-- begin DATASET SECTION --

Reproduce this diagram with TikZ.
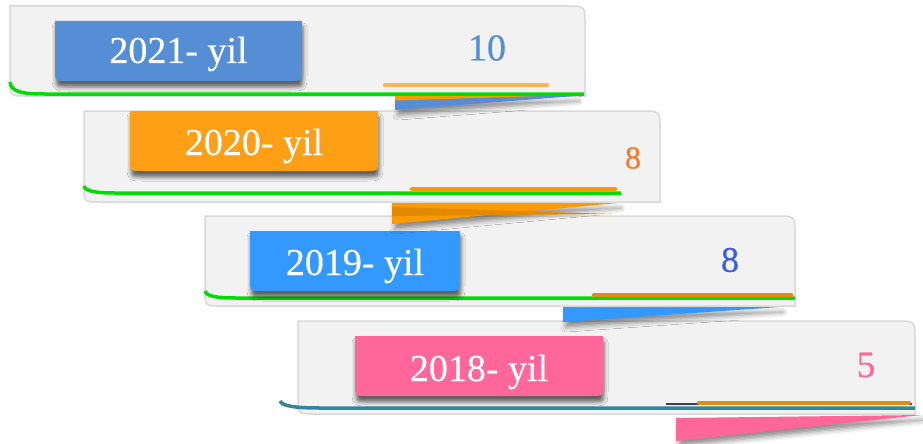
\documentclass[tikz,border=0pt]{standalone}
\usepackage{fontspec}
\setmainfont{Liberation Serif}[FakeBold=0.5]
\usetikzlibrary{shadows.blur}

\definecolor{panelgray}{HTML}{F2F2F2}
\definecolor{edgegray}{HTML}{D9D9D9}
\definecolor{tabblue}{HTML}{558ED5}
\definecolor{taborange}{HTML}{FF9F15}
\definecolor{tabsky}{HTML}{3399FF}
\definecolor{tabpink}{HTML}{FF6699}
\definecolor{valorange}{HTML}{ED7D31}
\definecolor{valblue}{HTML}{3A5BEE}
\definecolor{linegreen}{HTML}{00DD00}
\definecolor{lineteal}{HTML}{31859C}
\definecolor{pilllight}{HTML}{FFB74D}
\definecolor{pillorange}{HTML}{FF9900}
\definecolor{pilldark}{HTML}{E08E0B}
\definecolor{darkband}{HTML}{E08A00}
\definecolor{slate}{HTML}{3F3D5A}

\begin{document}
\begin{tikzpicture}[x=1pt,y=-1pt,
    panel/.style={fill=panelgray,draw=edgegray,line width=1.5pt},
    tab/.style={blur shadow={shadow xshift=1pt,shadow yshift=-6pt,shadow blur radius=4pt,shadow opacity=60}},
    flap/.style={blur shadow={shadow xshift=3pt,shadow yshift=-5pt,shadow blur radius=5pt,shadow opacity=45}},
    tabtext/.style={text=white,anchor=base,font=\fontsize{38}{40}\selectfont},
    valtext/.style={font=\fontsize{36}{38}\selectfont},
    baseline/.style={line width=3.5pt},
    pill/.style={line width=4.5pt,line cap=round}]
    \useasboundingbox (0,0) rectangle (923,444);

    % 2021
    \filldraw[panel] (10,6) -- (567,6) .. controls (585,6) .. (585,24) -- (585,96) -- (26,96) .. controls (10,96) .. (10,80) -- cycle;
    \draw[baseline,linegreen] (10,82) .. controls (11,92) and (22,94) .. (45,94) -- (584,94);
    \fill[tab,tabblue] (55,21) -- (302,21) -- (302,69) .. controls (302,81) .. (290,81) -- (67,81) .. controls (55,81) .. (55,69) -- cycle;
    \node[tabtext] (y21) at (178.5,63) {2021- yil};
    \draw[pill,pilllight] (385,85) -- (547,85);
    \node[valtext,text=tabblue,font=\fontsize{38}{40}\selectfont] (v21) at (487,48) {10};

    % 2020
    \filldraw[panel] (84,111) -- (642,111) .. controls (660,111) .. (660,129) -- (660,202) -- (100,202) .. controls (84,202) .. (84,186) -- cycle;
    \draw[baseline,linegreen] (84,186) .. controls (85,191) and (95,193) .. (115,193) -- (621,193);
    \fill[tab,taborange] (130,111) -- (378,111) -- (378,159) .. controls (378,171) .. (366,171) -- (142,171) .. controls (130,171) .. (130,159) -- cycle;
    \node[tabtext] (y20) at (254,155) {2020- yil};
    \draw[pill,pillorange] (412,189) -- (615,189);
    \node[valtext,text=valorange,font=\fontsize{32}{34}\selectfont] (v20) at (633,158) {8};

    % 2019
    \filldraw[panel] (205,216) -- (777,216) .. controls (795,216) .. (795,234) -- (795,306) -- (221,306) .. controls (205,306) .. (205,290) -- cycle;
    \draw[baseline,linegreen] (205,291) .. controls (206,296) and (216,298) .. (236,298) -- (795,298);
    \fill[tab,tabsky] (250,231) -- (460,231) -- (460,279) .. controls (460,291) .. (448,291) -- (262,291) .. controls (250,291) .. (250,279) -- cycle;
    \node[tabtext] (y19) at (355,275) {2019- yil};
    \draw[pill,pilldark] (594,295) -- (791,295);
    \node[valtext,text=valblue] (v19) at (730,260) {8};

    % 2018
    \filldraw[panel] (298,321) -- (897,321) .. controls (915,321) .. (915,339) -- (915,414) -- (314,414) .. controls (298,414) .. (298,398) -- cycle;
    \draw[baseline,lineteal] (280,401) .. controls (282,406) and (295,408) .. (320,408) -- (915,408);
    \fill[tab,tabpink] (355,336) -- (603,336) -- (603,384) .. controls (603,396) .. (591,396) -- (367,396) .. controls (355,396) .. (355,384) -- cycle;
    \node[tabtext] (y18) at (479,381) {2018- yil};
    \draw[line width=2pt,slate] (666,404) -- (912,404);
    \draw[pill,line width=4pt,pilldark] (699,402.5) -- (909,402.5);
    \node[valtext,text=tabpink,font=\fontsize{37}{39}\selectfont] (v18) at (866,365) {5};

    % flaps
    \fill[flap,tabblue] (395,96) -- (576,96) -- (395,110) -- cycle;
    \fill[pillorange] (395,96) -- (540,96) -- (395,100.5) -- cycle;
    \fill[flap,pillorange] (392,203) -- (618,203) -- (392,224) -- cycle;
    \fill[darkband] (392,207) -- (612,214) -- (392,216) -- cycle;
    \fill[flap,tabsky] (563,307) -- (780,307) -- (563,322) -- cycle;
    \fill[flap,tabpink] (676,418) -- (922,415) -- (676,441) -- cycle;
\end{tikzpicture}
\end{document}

-- end DATASET SECTION --

**WHAT YOU ARE ASKED TO DO**
Up to and including the line containing "(0,0) rectangle (923,444);", repeat every line from the start of the data, but none of the pictures.

**CORRECT RESULT**
Reproduce this diagram with TikZ.
\documentclass[tikz,border=0pt]{standalone}
\usepackage{fontspec}
\setmainfont{Liberation Serif}[FakeBold=0.5]
\usetikzlibrary{shadows.blur}

\definecolor{panelgray}{HTML}{F2F2F2}
\definecolor{edgegray}{HTML}{D9D9D9}
\definecolor{tabblue}{HTML}{558ED5}
\definecolor{taborange}{HTML}{FF9F15}
\definecolor{tabsky}{HTML}{3399FF}
\definecolor{tabpink}{HTML}{FF6699}
\definecolor{valorange}{HTML}{ED7D31}
\definecolor{valblue}{HTML}{3A5BEE}
\definecolor{linegreen}{HTML}{00DD00}
\definecolor{lineteal}{HTML}{31859C}
\definecolor{pilllight}{HTML}{FFB74D}
\definecolor{pillorange}{HTML}{FF9900}
\definecolor{pilldark}{HTML}{E08E0B}
\definecolor{darkband}{HTML}{E08A00}
\definecolor{slate}{HTML}{3F3D5A}

\begin{document}
\begin{tikzpicture}[x=1pt,y=-1pt,
    panel/.style={fill=panelgray,draw=edgegray,line width=1.5pt},
    tab/.style={blur shadow={shadow xshift=1pt,shadow yshift=-6pt,shadow blur radius=4pt,shadow opacity=60}},
    flap/.style={blur shadow={shadow xshift=3pt,shadow yshift=-5pt,shadow blur radius=5pt,shadow opacity=45}},
    tabtext/.style={text=white,anchor=base,font=\fontsize{38}{40}\selectfont},
    valtext/.style={font=\fontsize{36}{38}\selectfont},
    baseline/.style={line width=3.5pt},
    pill/.style={line width=4.5pt,line cap=round}]
    \useasboundingbox (0,0) rectangle (923,444);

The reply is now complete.